Address comment on needing to consider regmask size; it is not necessarily a uint32_t.

yozhu marked an inline comment as done.Sep 10 2022, 10:45 PM

Is it possible to add a test case to prevent this from regressing in the future? (It;s fine if the answer is "no"; I'm not familiar enough with this part of the code to say.)

I'm not sure if it is feasible to add a small unit test for this. Stable hash calculated on machine operand doesn't exist in compiler output or produced OBJ or binary, and also it is hard to tell whether a hash value is calculated from hashing pointers or raw data. The problem was manifested as non-determinism in binary. If we test determinism, then the input need to be relatively large (larger than usual unit test) so any inherent randomness could be exposed relatively reliably. But determinism test will verify the whole toolset instead of only testing machine IR stable hash calculation.

kyulee accepted this revision.Sep 12 2022, 9:38 AM
This revision is now accepted and ready to land.Sep 12 2022, 9:38 AM
MatzeB added a subscriber: MatzeB.Sep 12 2022, 1:39 PM
MatzeB added inline comments.
llvm/include/llvm/CodeGen/MachineOperand.h
644–646

I am not sure this is a good API if it behaves differently depending on whether the instruction is added to a machine function / block yet. This can be very misleading for people using this function, so I think it may have been better not to add a publicly visible function here and rather deal with it within the hash function directly...

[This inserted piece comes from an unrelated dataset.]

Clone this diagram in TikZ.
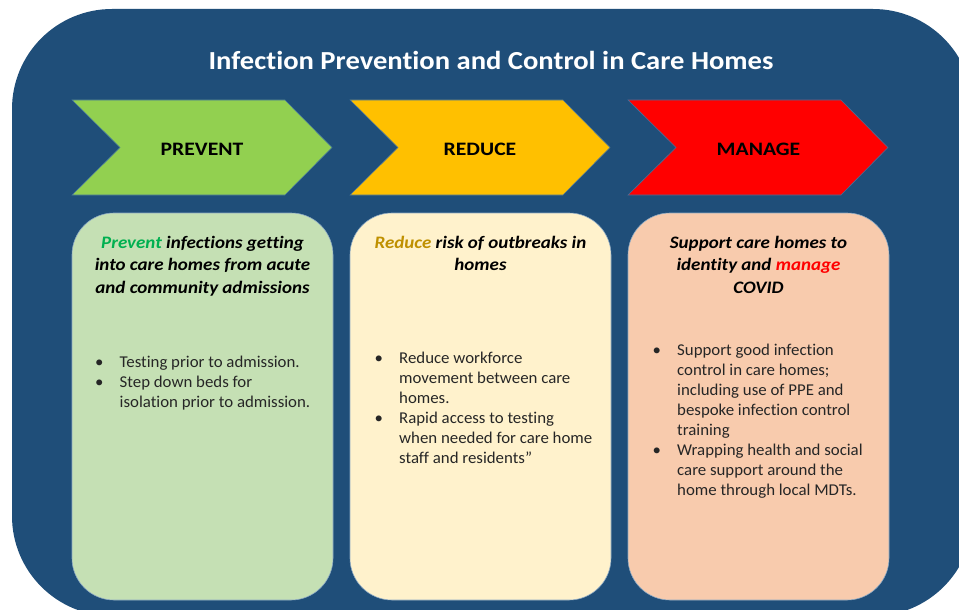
\documentclass[tikz,border=0pt]{standalone}
\usepackage{fontspec}
\setmainfont[RawFeature=-liga]{Carlito}
\newfontfamily\titlefont[FakeStretch=1.1,RawFeature=-liga]{Carlito}
\newfontfamily\chevfont[FakeStretch=1.14,RawFeature=-liga]{Carlito}
\newfontfamily\headfont[FakeStretch=1.085,RawFeature=-liga]{Carlito}
\newfontfamily\bulfont[FakeStretch=1.02,RawFeature=-liga]{Carlito}
\definecolor{bgblue}{HTML}{1F4E79}
\definecolor{edgeblue}{HTML}{41719C}
\definecolor{chgreen}{HTML}{92D050}
\definecolor{chyellow}{HTML}{FFC000}
\definecolor{chred}{HTML}{FF0000}
\definecolor{bxgreen}{HTML}{C5E0B4}
\definecolor{bxyellow}{HTML}{FFF2CC}
\definecolor{bxpeach}{HTML}{F8CBAD}
\definecolor{txgreen}{HTML}{00B050}
\definecolor{txgold}{HTML}{BF9000}
\definecolor{txred}{HTML}{FF0000}
\definecolor{txdark}{HTML}{262626}
\newcommand{\mychev}[2]{%
  \draw[chevshape, fill=#2] (#1,100) -- ({#1+213},100) -- ({#1+260},147.5)
    -- ({#1+213},195) -- (#1,195) -- ({#1+48},147.5) -- cycle;}
\begin{document}
\begin{tikzpicture}[x=1pt,y=-1pt,
  chevshape/.style={draw=edgeblue, line width=0.6pt},
  boxshape/.style={draw=edgeblue!60, line width=0.6pt, rounded corners=42pt},
  titletext/.style={text=white, font=\titlefont\fontsize{26}{30}\selectfont\bfseries, inner sep=0pt},
  chevlabel/.style={text=black, font=\chevfont\fontsize{19}{22}\selectfont\bfseries, inner sep=0pt},
  headtext/.style={text=black, font=\headfont\fontsize{17.5}{22.5}\selectfont\bfseries\itshape, inner sep=0pt},
  bullettext/.style={text=txdark, font=\bulfont\fontsize{16.5}{20}\selectfont, inner sep=0pt}]
\useasboundingbox (0,0) rectangle (959,610);
\fill[white] (0,0) rectangle (959,610);
\begin{scope}
  \clip (0,0) rectangle (959,610);
  \fill[bgblue, rounded corners=100pt] (12,9) rectangle (973,616);
\end{scope}

\node[titletext, anchor=base] (title) at (491,70) {Infection Prevention and Control in Care Homes};

\mychev{72}{chgreen}
\mychev{350}{chyellow}
\mychev{628}{chred}
\node[chevlabel, anchor=base] (lprev) at (202,155) {PREVENT};
\node[chevlabel, anchor=base] (lred) at (480,155) {REDUCE};
\node[chevlabel, anchor=base] (lman) at (758.5,155) {MANAGE};

\draw[boxshape, fill=bxgreen] (72,213) rectangle (333,600);
\draw[boxshape, fill=bxyellow] (350,213) rectangle (611,600);
\draw[boxshape, fill=bxpeach] (628,213) rectangle (889,600);

\node[headtext, anchor=base] (hprev) at (202.5,248) {\begin{tabular}[t]{@{}c@{}}\textcolor{txgreen}{Prevent} infections getting\\ into care homes from acute\\ and community admissions\end{tabular}};
\node[headtext, anchor=base] (hred) at (480.5,248) {\begin{tabular}[t]{@{}c@{}}\textcolor{txgold}{Reduce} risk of outbreaks in\\ homes\end{tabular}};
\node[headtext, anchor=base] (hman) at (758.5,248) {\begin{tabular}[t]{@{}c@{}}Support care homes to\\ identity and \textcolor{txred}{manage}\\ COVID\end{tabular}};

\node[bullettext, anchor=base west] (bprev) at (95,367) {\begin{tabular}[t]{@{}p{24.5pt}@{}l@{}}
\textbullet & Testing prior to admission.\\
\textbullet & Step down beds for\\
 & isolation prior to admission.\end{tabular}};
\node[bullettext, anchor=base west] (bred) at (374.5,363) {\begin{tabular}[t]{@{}p{24.5pt}@{}l@{}}
\textbullet & Reduce workforce\\
 & movement between care\\
 & homes.\\
\textbullet & Rapid access to testing\\
 & when needed for care home\\
 & staff and residents”\end{tabular}};
\node[bullettext, anchor=base west] (bman) at (652.5,355) {\begin{tabular}[t]{@{}p{24.5pt}@{}l@{}}
\textbullet & Support good infection\\
 & control in care homes;\\
 & including use of PPE and\\
 & bespoke infection control\\
 & training\\
\textbullet & Wrapping health and social\\
 & care support around the\\
 & home through local MDTs.\end{tabular}};
\end{tikzpicture}
\end{document}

llvm/lib/CodeGen/MachineStableHash.cpp
123–135

So this means the hash value changes depending on whether the instruction is attached to a MachineFunction yet?. I find a hash value changing like that dangerous / unexpected to users. Did you try whether you can assert/abort instead if the instruction is not attached to a function?

efriedma added inline comments.
llvm/lib/CodeGen/MachineOperand.cpp
394

While you're here, can you also fix llvm::hash_value?

MatzeB added a comment.EditedSep 12 2022, 1:53 PM

An alternative approach if we cannot guarantee the availabily of a MachineFunction reference, may be to change machine operands to store ArrayRef<Register> RegMask instead of uint32_t *RegMask. It shouldn't affect memory usage because MachineOperand size is determined by the biggest union member anyway which is already 2 pointers...

yozhu added inline comments.Sep 12 2022, 2:47 PM
llvm/lib/CodeGen/MachineOperand.cpp
394

Yes, will do. Thanks for pointing this out!

yozhu added a comment.Sep 12 2022, 7:50 PM

Discussed with @MatzeB and @kyulee offline, and we will put up a new diff to remove the new API (so to get rid of confusion) and to duplicate the code in the few places where we need to hash MO. For the concern that MO will have different hash values between when it has an associated MF and when it not, we will add an assert (suggesting that in most cases, if not all, we shouldn't hash MO if it doesn't belong to a MF) but will leave the fallback code as in the current change (for Release build, in case it is a valid scenario somewhere but not covered by the current set of tests).